Begin

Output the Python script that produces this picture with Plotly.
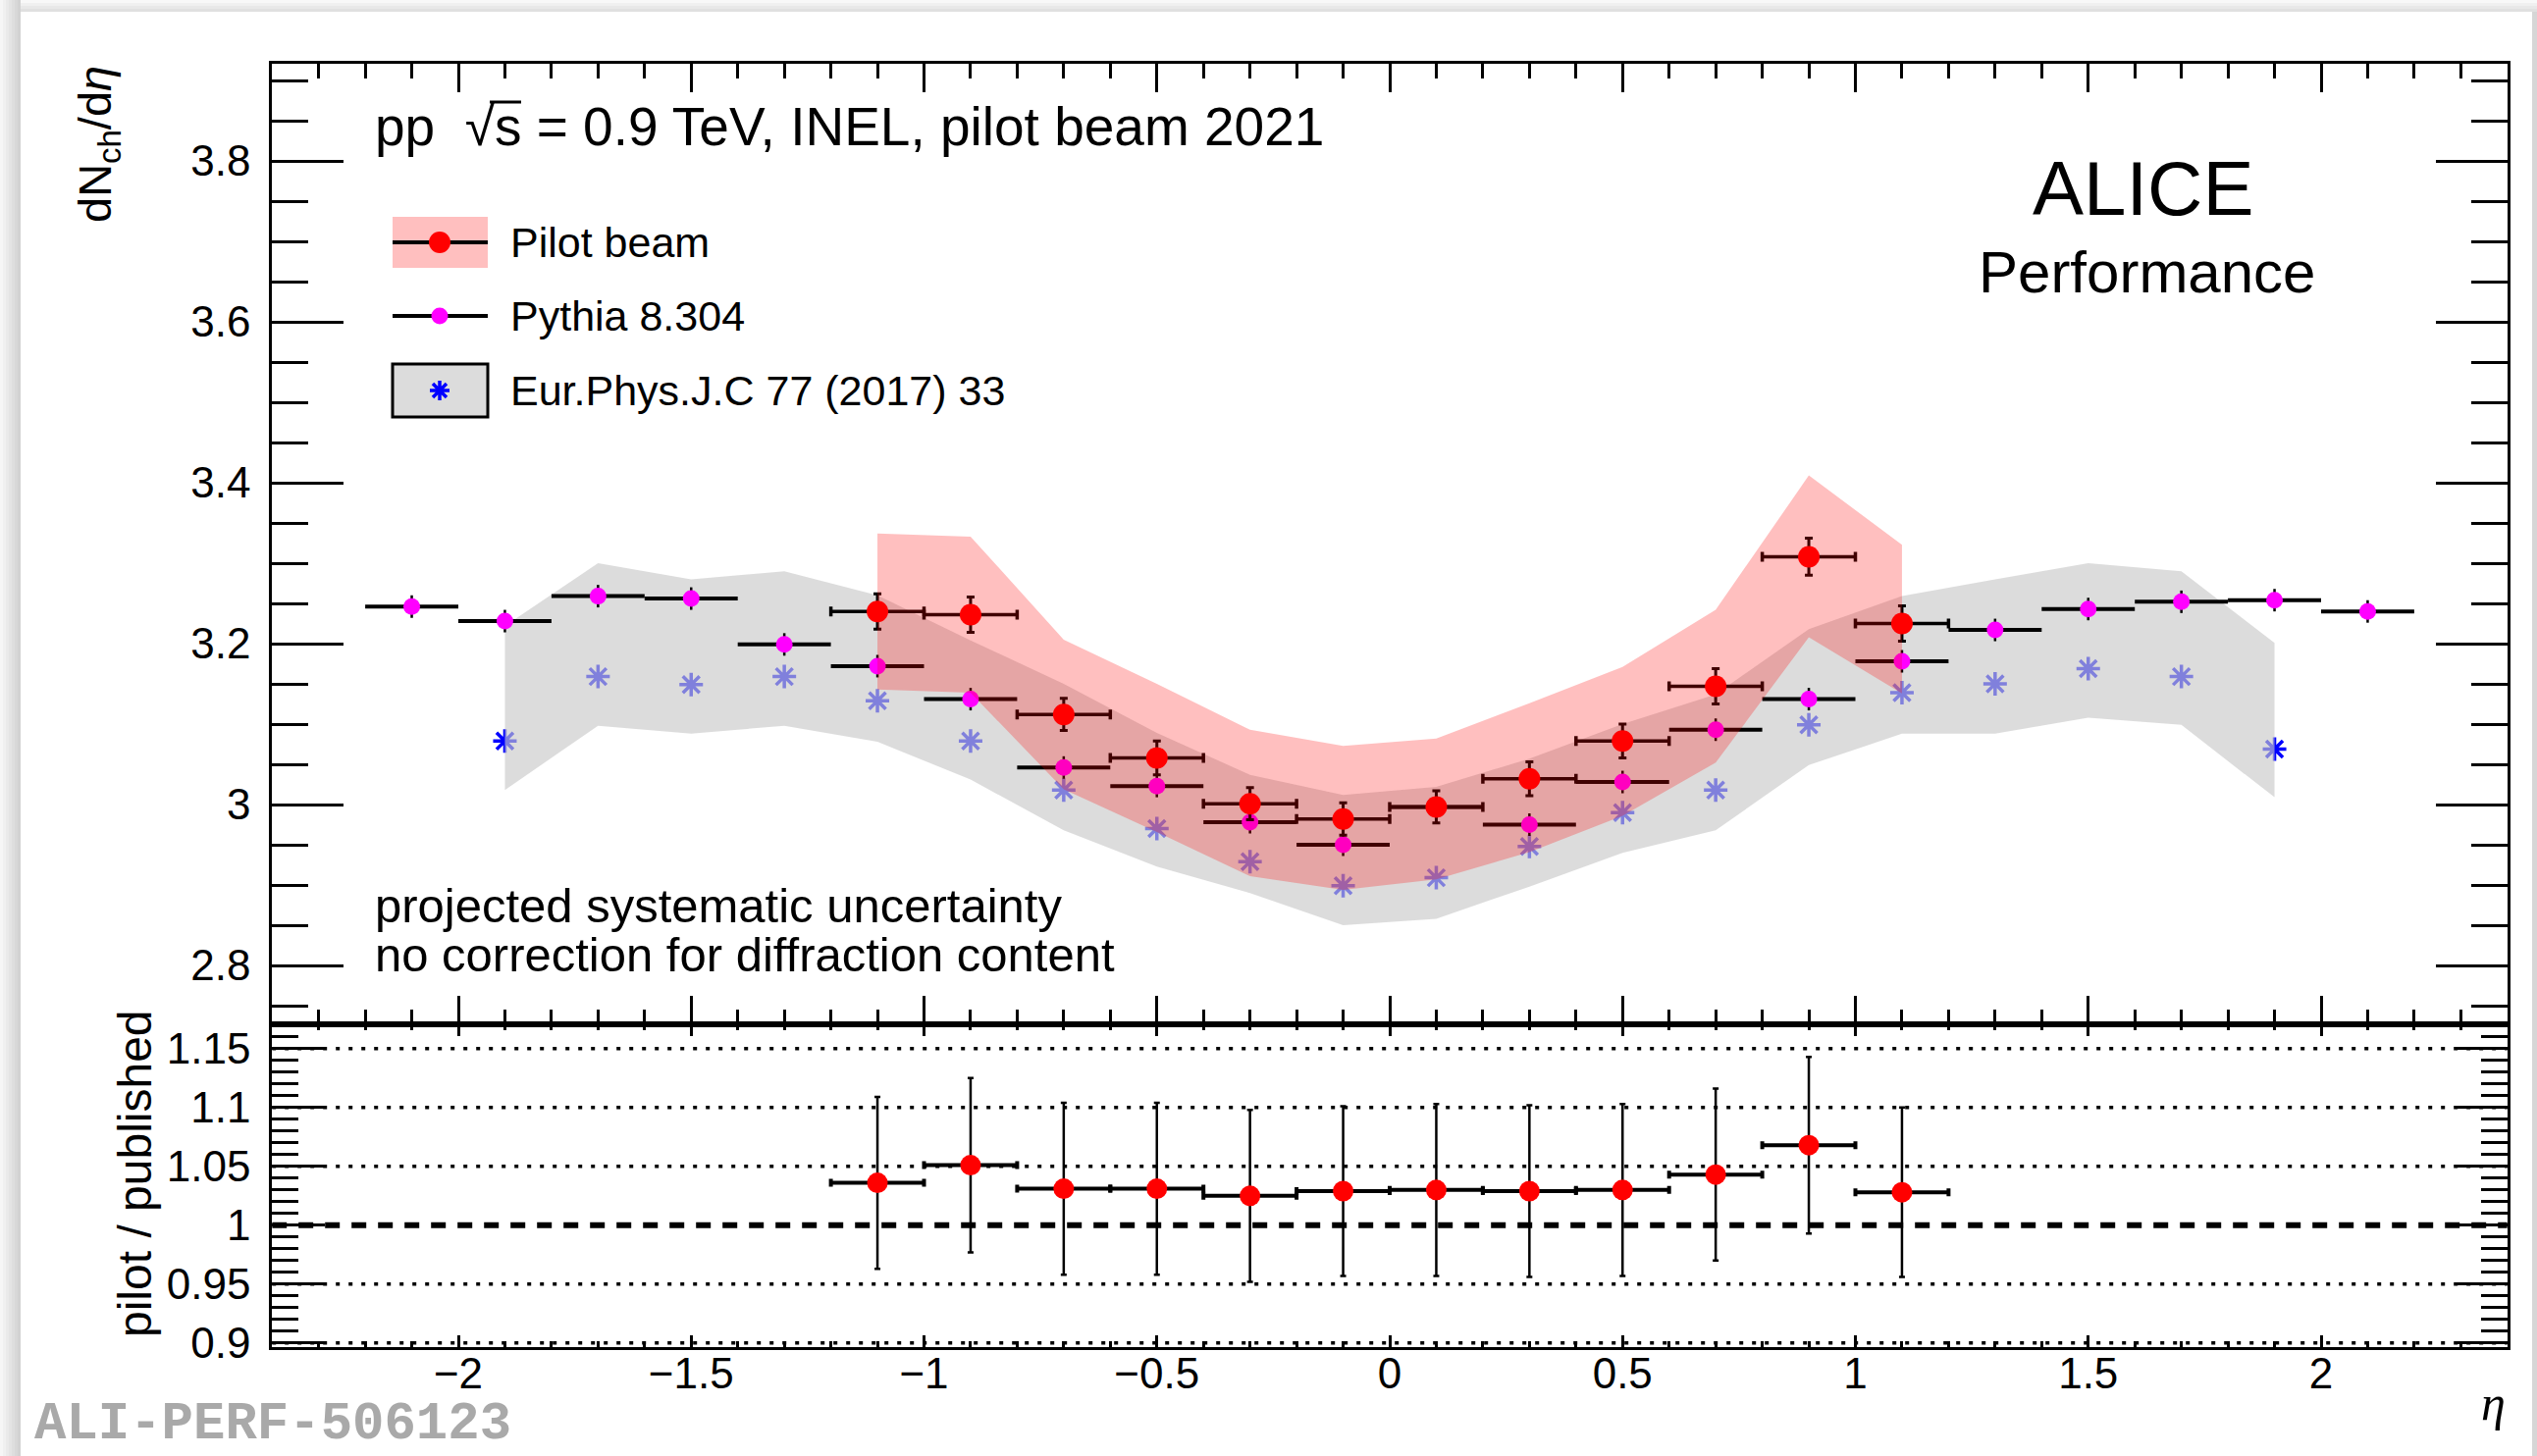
import plotly.graph_objects as go

W, H = 2585, 1484

# ---------------- data ----------------
eta_pythia = [-2.1, -1.9, -1.7, -1.5, -1.3, -1.1, -0.9, -0.7, -0.5, -0.3, -0.1,
              0.1, 0.3, 0.5, 0.7, 0.9, 1.1, 1.3, 1.5, 1.7, 1.9, 2.1]
pythia = [3.246, 3.228, 3.259, 3.256, 3.199, 3.172, 3.131, 3.046, 3.023, 2.978, 2.950,
          2.997, 2.975, 3.028, 3.093, 3.131, 3.178, 3.217, 3.243, 3.252, 3.254, 3.240]
pythia_err = [0.014, 0.014, 0.014, 0.014, 0.014, 0.014, 0.014, 0.014, 0.014, 0.014, 0.014,
              0.014, 0.014, 0.014, 0.014, 0.014, 0.014, 0.014, 0.014, 0.014, 0.014, 0.014]

eta_pub = [-1.9, -1.7, -1.5, -1.3, -1.1, -0.9, -0.7, -0.5, -0.3, -0.1,
           0.1, 0.3, 0.5, 0.7, 0.9, 1.1, 1.3, 1.5, 1.7, 1.9]
published = [3.079, 3.159, 3.149, 3.159, 3.129, 3.079, 3.018, 2.970, 2.929, 2.899,
             2.909, 2.948, 2.990, 3.018, 3.099, 3.139, 3.150, 3.169, 3.159, 3.069]
pub_band_hi = [3.222, 3.300, 3.280, 3.290, 3.260, 3.204, 3.150, 3.089, 3.037, 3.012,
               3.022, 3.057, 3.100, 3.137, 3.218, 3.259, 3.280, 3.300, 3.290, 3.201]
pub_band_lo = [3.018, 3.098, 3.088, 3.098, 3.078, 3.031, 2.968, 2.923, 2.890, 2.850,
               2.858, 2.898, 2.940, 2.968, 3.049, 3.088, 3.088, 3.108, 3.099, 3.009]

eta_pilot = [-1.1, -0.9, -0.7, -0.5, -0.3, -0.1, 0.1, 0.3, 0.5, 0.7, 0.9, 1.1]
pilot = [3.240, 3.236, 3.112, 3.058, 3.001, 2.982, 2.997, 3.032, 3.079, 3.147, 3.308, 3.225]
pilot_stat = [0.022, 0.022, 0.020, 0.021, 0.020, 0.020, 0.020, 0.021, 0.021, 0.022, 0.023, 0.022]
pilot_sys_hi = [3.337, 3.333, 3.205, 3.150, 3.093, 3.073, 3.082, 3.126, 3.171, 3.242, 3.409, 3.323]
pilot_sys_lo = [3.143, 3.139, 3.019, 2.966, 2.911, 2.894, 2.907, 2.941, 2.986, 3.052, 3.208, 3.138]

ratio = [1.036, 1.051, 1.031, 1.031, 1.025, 1.029, 1.030, 1.029, 1.030, 1.043, 1.068, 1.028]
ratio_err = [0.073, 0.074, 0.073, 0.073, 0.073, 0.072, 0.073, 0.073, 0.073, 0.073, 0.075, 0.072]

eta_bin_half = 0.1

x_ticks = [-2, -1.5, -1, -0.5, 0, 0.5, 1, 1.5, 2]
x_tick_text = ["\u22122", "\u22121.5", "\u22121", "\u22120.5", "0", "0.5", "1", "1.5", "2"]
y_ticks = [2.8, 3.0, 3.2, 3.4, 3.6, 3.8]
y_tick_text = ["2.8", "3", "3.2", "3.4", "3.6", "3.8"]
r_ticks = [0.9, 0.95, 1.0, 1.05, 1.1, 1.15]
r_tick_text = ["0.9", "0.95", "1", "1.05", "1.1", "1.15"]
r_dotted = [0.9, 0.95, 1.05, 1.1, 1.15]
r_dashed = 1.0

X_RANGE = [-2.4, 2.4]
Y_RANGE = [2.72683, 3.92073]
R_RANGE = [0.8965, 1.17067]

FONT = "Liberation Sans, Arial, Helvetica, sans-serif"


def px(x):
    return x / W


def py(y):
    return 1 - y / H


fig = go.Figure()

# published (blue asterisks), drawn first so the grey band covers them
fig.add_trace(go.Scatter(
    x=eta_pub, y=published, mode="markers", xaxis="x", yaxis="y",
    marker=dict(symbol="asterisk-open", size=20, color="#0000ff",
                line=dict(color="#0000ff", width=3.5)),
    showlegend=False, hoverinfo="skip"))

# grey systematic band of the published data
fig.add_trace(go.Scatter(
    x=eta_pub + eta_pub[::-1], y=pub_band_hi + pub_band_lo[::-1],
    mode="lines", fill="toself", fillcolor="rgba(200,200,200,0.64)",
    line=dict(width=0), xaxis="x", yaxis="y", showlegend=False, hoverinfo="skip"))

# Pythia
fig.add_trace(go.Scatter(
    x=eta_pythia, y=pythia, mode="markers", xaxis="x", yaxis="y",
    marker=dict(symbol="circle", size=17, color="#ff00ff", line=dict(width=0)),
    error_x=dict(type="constant", value=eta_bin_half, color="black", thickness=4, width=0),
    error_y=dict(type="data", array=pythia_err, color="black", thickness=2.5, width=0),
    showlegend=False, hoverinfo="skip"))

# Pilot beam points
fig.add_trace(go.Scatter(
    x=eta_pilot, y=pilot, mode="markers", xaxis="x", yaxis="y",
    marker=dict(symbol="circle", size=22, color="#ff0000", line=dict(width=0)),
    error_x=dict(type="constant", value=eta_bin_half, color="black", thickness=3.5, width=5),
    error_y=dict(type="data", array=pilot_stat, color="black", thickness=3, width=4),
    showlegend=False, hoverinfo="skip"))

# Pilot beam systematic band (on top)
fig.add_trace(go.Scatter(
    x=eta_pilot + eta_pilot[::-1], y=pilot_sys_hi + pilot_sys_lo[::-1],
    mode="lines", fill="toself", fillcolor="rgba(255,0,0,0.25)",
    line=dict(width=0), xaxis="x", yaxis="y", showlegend=False, hoverinfo="skip"))

# ratio panel
fig.add_trace(go.Scatter(
    x=eta_pilot, y=ratio, mode="markers", xaxis="x2", yaxis="y2",
    marker=dict(symbol="circle", size=21, color="#ff0000", line=dict(width=0)),
    error_x=dict(type="constant", value=eta_bin_half, color="black", thickness=4, width=4),
    error_y=dict(type="data", array=ratio_err, color="black", thickness=2.5, width=3),
    showlegend=False, hoverinfo="skip"))

x_dom = [277.2 / W, 2554.8 / W]
y_dom_top = [1 - 1044 / H, 1 - 65 / H]
y_dom_bot = [1 - 1373 / H, 1 - 1044 / H]

axis_common = dict(showline=True, linewidth=3, linecolor="black", mirror="allticks",
                   ticks="inside", tickcolor="black", tickwidth=2.5, automargin=False,
                   showgrid=False, zeroline=False, fixedrange=True,
                   tickfont=dict(family=FONT, size=44, color="black"))

fig.update_layout(
    width=W, height=H, margin=dict(l=0, r=0, t=0, b=0, pad=0, autoexpand=False),
    paper_bgcolor="white", plot_bgcolor="white", showlegend=False,
    xaxis=dict(domain=x_dom, range=X_RANGE, anchor="y", tickmode="array",
               tickvals=x_ticks, ticktext=x_tick_text, ticklen=29, showticklabels=False,
               minor=dict(tickmode="linear", tick0=0, dtick=0.1, ticklen=15, tickwidth=2.5,
                          tickcolor="black", ticks="inside"),
               **axis_common),
    xaxis2=dict(domain=x_dom, range=X_RANGE, anchor="y2", tickmode="array",
                tickvals=x_ticks, ticktext=x_tick_text, ticklen=12, showticklabels=True,
                ticklabelstandoff=-14,
                minor=dict(tickmode="linear", tick0=0, dtick=0.1, ticklen=6, tickwidth=2.5,
                           tickcolor="black", ticks="inside"),
                **axis_common),
    yaxis=dict(domain=y_dom_top, range=Y_RANGE, anchor="x", tickmode="array",
               tickvals=y_ticks, ticktext=y_tick_text, ticklen=73, ticklabelstandoff=10,
               minor=dict(tickmode="linear", tick0=2.8, dtick=0.05, ticklen=37, tickwidth=2.5,
                          tickcolor="black", ticks="inside"),
               **axis_common),
    yaxis2=dict(domain=y_dom_bot, range=R_RANGE, anchor="x2", tickmode="array",
                tickvals=r_ticks, ticktext=r_tick_text, ticklen=54, ticklabelstandoff=10,
                minor=dict(tickmode="linear", tick0=0.9, dtick=0.01, ticklen=27, tickwidth=2.5,
                           tickcolor="black", ticks="inside"),
                **axis_common),
)

shapes = []
# ratio reference lines
for v in r_dotted:
    shapes.append(dict(type="line", xref="x2", yref="y2", x0=X_RANGE[0], x1=X_RANGE[1],
                       y0=v, y1=v, layer="below",
                       line=dict(color="black", width=3.5, dash="4px,9px")))
shapes.append(dict(type="line", xref="x2", yref="y2", x0=X_RANGE[0], x1=X_RANGE[1],
                   y0=r_dashed, y1=r_dashed, layer="below",
                   line=dict(color="black", width=6, dash="15px,12px")))

# page shadow border
left_cols = ["#f6f6f6", "#f0f0f0", "#eaeaea", "#e4e4e4", "#dedede", "#d8d8d8", "#d2d2d2"]
for i, c in enumerate(left_cols):
    shapes.append(dict(type="rect", xref="paper", yref="paper", x0=px(i * 3), x1=px(i * 3 + 3),
                       y0=0, y1=1, fillcolor=c, line=dict(width=0), layer="above"))
top_cols = ["#f8f8f8", "#f0f0f0", "#e8e8e8", "#e0e0e0"]
for i, c in enumerate(top_cols):
    shapes.append(dict(type="rect", xref="paper", yref="paper", x0=px(21), x1=1,
                       y0=py(i * 3 + 3), y1=py(i * 3), fillcolor=c, line=dict(width=0),
                       layer="above"))
shapes.append(dict(type="rect", xref="paper", yref="paper", x0=px(2580), x1=1,
                   y0=0, y1=py(12), fillcolor="#d6d6d6", line=dict(width=0), layer="above"))

# legend keys
shapes.append(dict(type="rect", xref="paper", yref="paper", x0=px(400), x1=px(497),
                   y0=py(273), y1=py(221), fillcolor="#ffbfbf", line=dict(width=0)))
shapes.append(dict(type="line", xref="paper", yref="paper", x0=px(400), x1=px(497),
                   y0=py(247), y1=py(247), line=dict(color="black", width=4)))
shapes.append(dict(type="circle", xref="paper", yref="paper", x0=px(437), x1=px(459),
                   y0=py(258), y1=py(236), fillcolor="#ff0000", line=dict(width=0)))
shapes.append(dict(type="line", xref="paper", yref="paper", x0=px(400), x1=px(497),
                   y0=py(322), y1=py(322), line=dict(color="black", width=4)))
shapes.append(dict(type="circle", xref="paper", yref="paper", x0=px(439.5), x1=px(456.5),
                   y0=py(330.5), y1=py(313.5), fillcolor="#ff00ff", line=dict(width=0)))
shapes.append(dict(type="rect", xref="paper", yref="paper", x0=px(400), x1=px(497),
                   y0=py(425), y1=py(371), fillcolor="#dcdcdc",
                   line=dict(color="black", width=3)))
cx, cy, r = 448, 398, 10
ast_path = (f"M{px(cx)},{py(cy - r)} L{px(cx)},{py(cy + r)} "
            f"M{px(cx - r)},{py(cy)} L{px(cx + r)},{py(cy)} "
            f"M{px(cx - 7)},{py(cy - 7)} L{px(cx + 7)},{py(cy + 7)} "
            f"M{px(cx - 7)},{py(cy + 7)} L{px(cx + 7)},{py(cy - 7)}")
shapes.append(dict(type="path", xref="paper", yref="paper", path=ast_path,
                   line=dict(color="#0000ff", width=3.5)))
# overbar of the square root over "s"
shapes.append(dict(type="line", xref="paper", yref="paper", x0=px(499), x1=px(531),
                   y0=py(104), y1=py(104), line=dict(color="black", width=3)))

fig.update_layout(shapes=shapes)

ann = []


def text(x, y, s, size, xanchor="left", yanchor="middle", angle=0, family=FONT,
         color="black"):
    ann.append(dict(x=px(x), y=py(y), xref="paper", yref="paper", text=s, showarrow=False,
                    xanchor=xanchor, yanchor=yanchor, textangle=angle,
                    font=dict(family=family, size=size, color=color)))


text(380, 129, "pp  \u221as = 0.9 TeV, INEL, pilot beam 2021", 55)
text(518, 247, "Pilot beam", 43)
text(518, 322, "Pythia 8.304", 43)
text(518, 398, "Eur.Phys.J.C 77 (2017) 33", 43)
text(2183, 192, "ALICE", 78, xanchor="center")
text(2187, 277, "Performance", 60, xanchor="center")
text(380, 923, "projected systematic uncertainty", 49)
text(380, 973, "no correction for diffraction content", 49)
text(100, 65, "dN<sub>ch</sub>/d<i>\u03b7</i>", 47, xanchor="center", yanchor="top", angle=-90)
text(137, 1196, "pilot / published", 48, xanchor="center", angle=-90)
text(2555, 1430, "<i>\u03b7</i>", 50, xanchor="right", family="Liberation Serif, serif")
text(33, 1484, "<b>ALI-PERF-506123</b>", 54, yanchor="bottom",
     family="Liberation Mono, monospace", color="#a9a9a9")

fig.update_layout(annotations=ann)

fig.write_html("out.html")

End

Give back exactly the lines from the first line of the data through the line with "0.014, 0.014, 0.014]", pictures excluded.

Output the Python script that produces this picture with Plotly.
import plotly.graph_objects as go

W, H = 2585, 1484

# ---------------- data ----------------
eta_pythia = [-2.1, -1.9, -1.7, -1.5, -1.3, -1.1, -0.9, -0.7, -0.5, -0.3, -0.1,
              0.1, 0.3, 0.5, 0.7, 0.9, 1.1, 1.3, 1.5, 1.7, 1.9, 2.1]
pythia = [3.246, 3.228, 3.259, 3.256, 3.199, 3.172, 3.131, 3.046, 3.023, 2.978, 2.950,
          2.997, 2.975, 3.028, 3.093, 3.131, 3.178, 3.217, 3.243, 3.252, 3.254, 3.240]
pythia_err = [0.014, 0.014, 0.014, 0.014, 0.014, 0.014, 0.014, 0.014, 0.014, 0.014, 0.014,
              0.014, 0.014, 0.014, 0.014, 0.014, 0.014, 0.014, 0.014, 0.014, 0.014, 0.014]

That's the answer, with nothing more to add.